▶ _TASK DETAILS_:
Extract the whole listing as it stands. Do not include the pictures.

▶ _SOURCE MATERIAL_:
::::::::

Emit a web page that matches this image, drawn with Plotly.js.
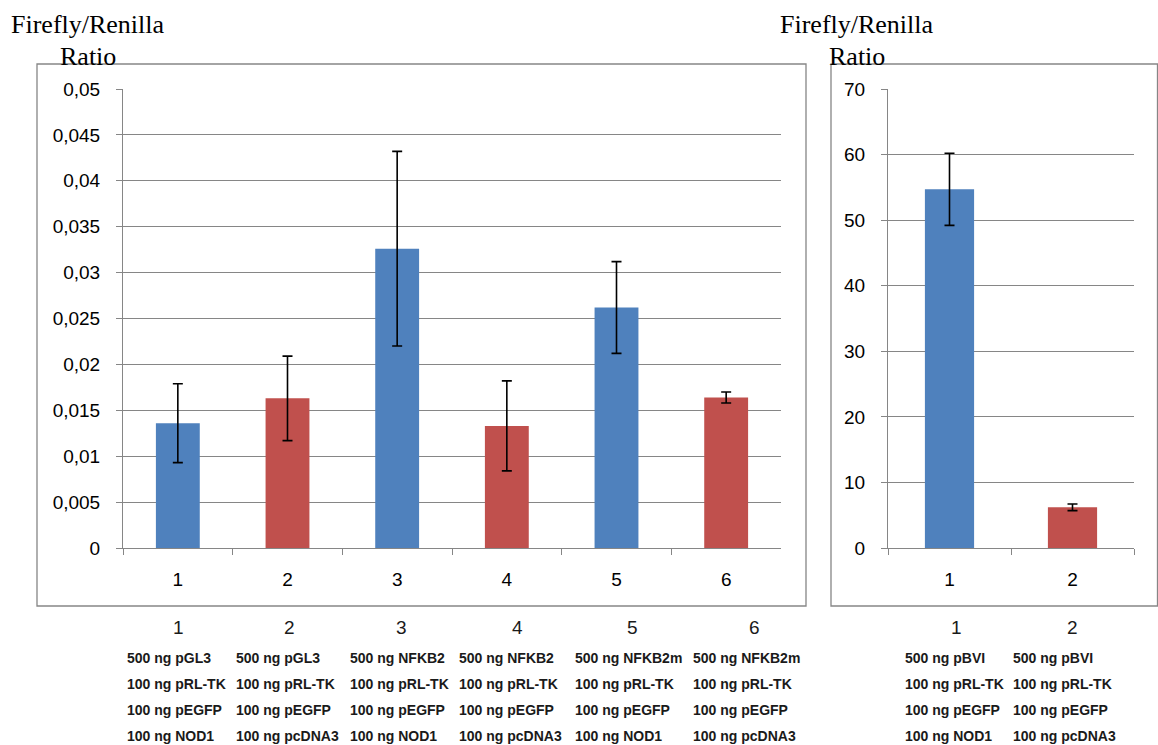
<!DOCTYPE html>
<html>
<head>
<meta charset="utf-8">
<script src="https://cdn.plot.ly/plotly-3.0.1.min.js"></script>
<style>html,body{margin:0;padding:0;background:#fff;}#chart{width:1158px;height:745px;}</style>
</head>
<body>
<div id="chart"></div>
<script>
// ---------- data ----------
const yTitle = 'Firefly/Renilla';
const yTitle2 = 'Ratio';

const leftCategories = ['1', '2', '3', '4', '5', '6'];
const leftValues = [0.0136, 0.0163, 0.0326, 0.0133, 0.0262, 0.0164];
const leftErrors = [0.0043, 0.0046, 0.0106, 0.0049, 0.0050, 0.0006];
const leftReporter = ['500 ng pGL3', '500 ng pGL3', '500 ng NFKB2', '500 ng NFKB2', '500 ng NFKB2m', '500 ng NFKB2m'];
const leftControl = ['100 ng pRL-TK', '100 ng pRL-TK', '100 ng pRL-TK', '100 ng pRL-TK', '100 ng pRL-TK', '100 ng pRL-TK'];
const leftMarker = ['100 ng pEGFP', '100 ng pEGFP', '100 ng pEGFP', '100 ng pEGFP', '100 ng pEGFP', '100 ng pEGFP'];
const leftEffector = ['100 ng NOD1', '100 ng pcDNA3', '100 ng NOD1', '100 ng pcDNA3', '100 ng NOD1', '100 ng pcDNA3'];

const rightCategories = ['1', '2'];
const rightValues = [54.7, 6.2];
const rightErrors = [5.5, 0.5];
const rightReporter = ['500 ng pBVI', '500 ng pBVI'];
const rightControl = ['100 ng pRL-TK', '100 ng pRL-TK'];
const rightMarker = ['100 ng pEGFP', '100 ng pEGFP'];
const rightEffector = ['100 ng NOD1', '100 ng pcDNA3'];

// ---------- style / layout ----------
const W = 1158, H = 745;
const BLUE = '#4F81BD', RED = '#C0504D', GRID = '#868686';
const colorFor = e => e.indexOf('NOD1') >= 0 ? BLUE : RED;
const px = x => x / W;
const py = y => 1 - y / H;

const leftNumX = [178, 289, 401, 517, 632, 754];
const leftColX = [125, 234, 348, 457, 573, 691];
const rightNumX = [956, 1072];
const rightColX = [903, 1011];
const rowY = [658, 684, 710, 736];
const numY = 627;

const tickFont = {family: 'Liberation Sans, Arial, sans-serif', size: 19, color: '#000'};
const errStyle = {type: 'data', visible: true, color: '#000', thickness: 1.6, width: 5};

const traces = [
  {type: 'bar', x: leftCategories, y: leftValues, xaxis: 'x', yaxis: 'y',
   marker: {color: leftEffector.map(colorFor), line: {width: 0}},
   error_y: Object.assign({array: leftErrors}, errStyle), hoverinfo: 'x+y'},
  {type: 'bar', x: rightCategories, y: rightValues, xaxis: 'x2', yaxis: 'y2',
   marker: {color: rightEffector.map(colorFor), line: {width: 0}},
   error_y: Object.assign({array: rightErrors}, errStyle), hoverinfo: 'x+y'}
];

const xBase = {type: 'category', tickson: 'boundaries', ticks: 'outside', ticklen: 6,
  tickcolor: GRID, showline: true, linecolor: GRID, linewidth: 1, showgrid: false,
  tickfont: tickFont, ticklabelstandoff: 14, fixedrange: true};
const yBase = {ticks: 'outside', ticklen: 6, tickcolor: GRID, showline: true, linecolor: GRID,
  linewidth: 1, showgrid: true, gridcolor: GRID, gridwidth: 1, zeroline: false,
  tickfont: tickFont, ticklabelstandoff: 12, fixedrange: true};

const annotations = [];
function addText(x, y, text, font, xanchor) {
  annotations.push({xref: 'paper', yref: 'paper', x: px(x), y: py(y), text: text,
    showarrow: false, xanchor: xanchor, yanchor: 'middle', font: font});
}
const titleFont = {family: 'Liberation Serif, Times New Roman, serif', size: 26, color: '#000'};
addText(88, 25, yTitle, titleFont, 'center');
addText(88, 57, yTitle2, titleFont, 'center');
addText(857, 25, yTitle, titleFont, 'center');
addText(857, 57, yTitle2, titleFont, 'center');

const numFont = {family: 'Liberation Sans, Arial, sans-serif', size: 19, color: '#1a1a1a'};
const cellFont = {family: 'Liberation Sans, Arial, sans-serif', size: 14, color: '#1a1a1a', weight: 700};

leftCategories.forEach((c, i) => {
  addText(leftNumX[i], numY, c, numFont, 'center');
  [leftReporter[i], leftControl[i], leftMarker[i], leftEffector[i]].forEach((t, r) =>
    addText(leftColX[i], rowY[r], t, cellFont, 'left'));
});
rightCategories.forEach((c, i) => {
  addText(rightNumX[i], numY, c, numFont, 'center');
  [rightReporter[i], rightControl[i], rightMarker[i], rightEffector[i]].forEach((t, r) =>
    addText(rightColX[i], rowY[r], t, cellFont, 'left'));
});

const shapes = [
  {type: 'rect', xref: 'paper', yref: 'paper', x0: px(37), x1: px(806), y0: py(606), y1: py(64),
   line: {color: GRID, width: 1.3}, fillcolor: 'rgba(0,0,0,0)', layer: 'below'},
  {type: 'rect', xref: 'paper', yref: 'paper', x0: px(831), x1: px(1157.5), y0: py(606), y1: py(64),
   line: {color: GRID, width: 1.3}, fillcolor: 'rgba(0,0,0,0)', layer: 'below'}
];

const layout = {
  width: W, height: H,
  margin: {l: 0, r: 0, t: 0, b: 0, pad: 0},
  paper_bgcolor: '#fff', plot_bgcolor: 'rgba(0,0,0,0)',
  separators: ', ',
  showlegend: false,
  bargap: 0.6,
  xaxis: Object.assign({}, xBase, {domain: [px(123), px(781)], anchor: 'y'}),
  yaxis: Object.assign({}, yBase, {domain: [py(548), py(89)], range: [0, 0.05], dtick: 0.005, tick0: 0, anchor: 'x'}),
  xaxis2: Object.assign({}, xBase, {domain: [px(888), px(1134)], anchor: 'y2'}),
  yaxis2: Object.assign({}, yBase, {domain: [py(548), py(89)], range: [0, 70], dtick: 10, tick0: 0, anchor: 'x2'}),
  annotations: annotations,
  shapes: shapes
};

Plotly.newPlot('chart', traces, layout, {displayModeBar: false, staticPlot: true});
</script>
</body>
</html>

::::::::

▶ _ANSWER TO THIS TASK_:
Emit a web page that matches this image, drawn with Plotly.js.
<!DOCTYPE html>
<html>
<head>
<meta charset="utf-8">
<script src="https://cdn.plot.ly/plotly-3.0.1.min.js"></script>
<style>html,body{margin:0;padding:0;background:#fff;}#chart{width:1158px;height:745px;}</style>
</head>
<body>
<div id="chart"></div>
<script>
// ---------- data ----------
const yTitle = 'Firefly/Renilla';
const yTitle2 = 'Ratio';

const leftCategories = ['1', '2', '3', '4', '5', '6'];
const leftValues = [0.0136, 0.0163, 0.0326, 0.0133, 0.0262, 0.0164];
const leftErrors = [0.0043, 0.0046, 0.0106, 0.0049, 0.0050, 0.0006];
const leftReporter = ['500 ng pGL3', '500 ng pGL3', '500 ng NFKB2', '500 ng NFKB2', '500 ng NFKB2m', '500 ng NFKB2m'];
const leftControl = ['100 ng pRL-TK', '100 ng pRL-TK', '100 ng pRL-TK', '100 ng pRL-TK', '100 ng pRL-TK', '100 ng pRL-TK'];
const leftMarker = ['100 ng pEGFP', '100 ng pEGFP', '100 ng pEGFP', '100 ng pEGFP', '100 ng pEGFP', '100 ng pEGFP'];
const leftEffector = ['100 ng NOD1', '100 ng pcDNA3', '100 ng NOD1', '100 ng pcDNA3', '100 ng NOD1', '100 ng pcDNA3'];

const rightCategories = ['1', '2'];
const rightValues = [54.7, 6.2];
const rightErrors = [5.5, 0.5];
const rightReporter = ['500 ng pBVI', '500 ng pBVI'];
const rightControl = ['100 ng pRL-TK', '100 ng pRL-TK'];
const rightMarker = ['100 ng pEGFP', '100 ng pEGFP'];
const rightEffector = ['100 ng NOD1', '100 ng pcDNA3'];

// ---------- style / layout ----------
const W = 1158, H = 745;
const BLUE = '#4F81BD', RED = '#C0504D', GRID = '#868686';
const colorFor = e => e.indexOf('NOD1') >= 0 ? BLUE : RED;
const px = x => x / W;
const py = y => 1 - y / H;

const leftNumX = [178, 289, 401, 517, 632, 754];
const leftColX = [125, 234, 348, 457, 573, 691];
const rightNumX = [956, 1072];
const rightColX = [903, 1011];
const rowY = [658, 684, 710, 736];
const numY = 627;

const tickFont = {family: 'Liberation Sans, Arial, sans-serif', size: 19, color: '#000'};
const errStyle = {type: 'data', visible: true, color: '#000', thickness: 1.6, width: 5};

const traces = [
  {type: 'bar', x: leftCategories, y: leftValues, xaxis: 'x', yaxis: 'y',
   marker: {color: leftEffector.map(colorFor), line: {width: 0}},
   error_y: Object.assign({array: leftErrors}, errStyle), hoverinfo: 'x+y'},
  {type: 'bar', x: rightCategories, y: rightValues, xaxis: 'x2', yaxis: 'y2',
   marker: {color: rightEffector.map(colorFor), line: {width: 0}},
   error_y: Object.assign({array: rightErrors}, errStyle), hoverinfo: 'x+y'}
];

const xBase = {type: 'category', tickson: 'boundaries', ticks: 'outside', ticklen: 6,
  tickcolor: GRID, showline: true, linecolor: GRID, linewidth: 1, showgrid: false,
  tickfont: tickFont, ticklabelstandoff: 14, fixedrange: true};
const yBase = {ticks: 'outside', ticklen: 6, tickcolor: GRID, showline: true, linecolor: GRID,
  linewidth: 1, showgrid: true, gridcolor: GRID, gridwidth: 1, zeroline: false,
  tickfont: tickFont, ticklabelstandoff: 12, fixedrange: true};

const annotations = [];
function addText(x, y, text, font, xanchor) {
  annotations.push({xref: 'paper', yref: 'paper', x: px(x), y: py(y), text: text,
    showarrow: false, xanchor: xanchor, yanchor: 'middle', font: font});
}
const titleFont = {family: 'Liberation Serif, Times New Roman, serif', size: 26, color: '#000'};
addText(88, 25, yTitle, titleFont, 'center');
addText(88, 57, yTitle2, titleFont, 'center');
addText(857, 25, yTitle, titleFont, 'center');
addText(857, 57, yTitle2, titleFont, 'center');

const numFont = {family: 'Liberation Sans, Arial, sans-serif', size: 19, color: '#1a1a1a'};
const cellFont = {family: 'Liberation Sans, Arial, sans-serif', size: 14, color: '#1a1a1a', weight: 700};

leftCategories.forEach((c, i) => {
  addText(leftNumX[i], numY, c, numFont, 'center');
  [leftReporter[i], leftControl[i], leftMarker[i], leftEffector[i]].forEach((t, r) =>
    addText(leftColX[i], rowY[r], t, cellFont, 'left'));
});
rightCategories.forEach((c, i) => {
  addText(rightNumX[i], numY, c, numFont, 'center');
  [rightReporter[i], rightControl[i], rightMarker[i], rightEffector[i]].forEach((t, r) =>
    addText(rightColX[i], rowY[r], t, cellFont, 'left'));
});

const shapes = [
  {type: 'rect', xref: 'paper', yref: 'paper', x0: px(37), x1: px(806), y0: py(606), y1: py(64),
   line: {color: GRID, width: 1.3}, fillcolor: 'rgba(0,0,0,0)', layer: 'below'},
  {type: 'rect', xref: 'paper', yref: 'paper', x0: px(831), x1: px(1157.5), y0: py(606), y1: py(64),
   line: {color: GRID, width: 1.3}, fillcolor: 'rgba(0,0,0,0)', layer: 'below'}
];

const layout = {
  width: W, height: H,
  margin: {l: 0, r: 0, t: 0, b: 0, pad: 0},
  paper_bgcolor: '#fff', plot_bgcolor: 'rgba(0,0,0,0)',
  separators: ', ',
  showlegend: false,
  bargap: 0.6,
  xaxis: Object.assign({}, xBase, {domain: [px(123), px(781)], anchor: 'y'}),
  yaxis: Object.assign({}, yBase, {domain: [py(548), py(89)], range: [0, 0.05], dtick: 0.005, tick0: 0, anchor: 'x'}),
  xaxis2: Object.assign({}, xBase, {domain: [px(888), px(1134)], anchor: 'y2'}),
  yaxis2: Object.assign({}, yBase, {domain: [py(548), py(89)], range: [0, 70], dtick: 10, tick0: 0, anchor: 'x2'}),
  annotations: annotations,
  shapes: shapes
};

Plotly.newPlot('chart', traces, layout, {displayModeBar: false, staticPlot: true});
</script>
</body>
</html>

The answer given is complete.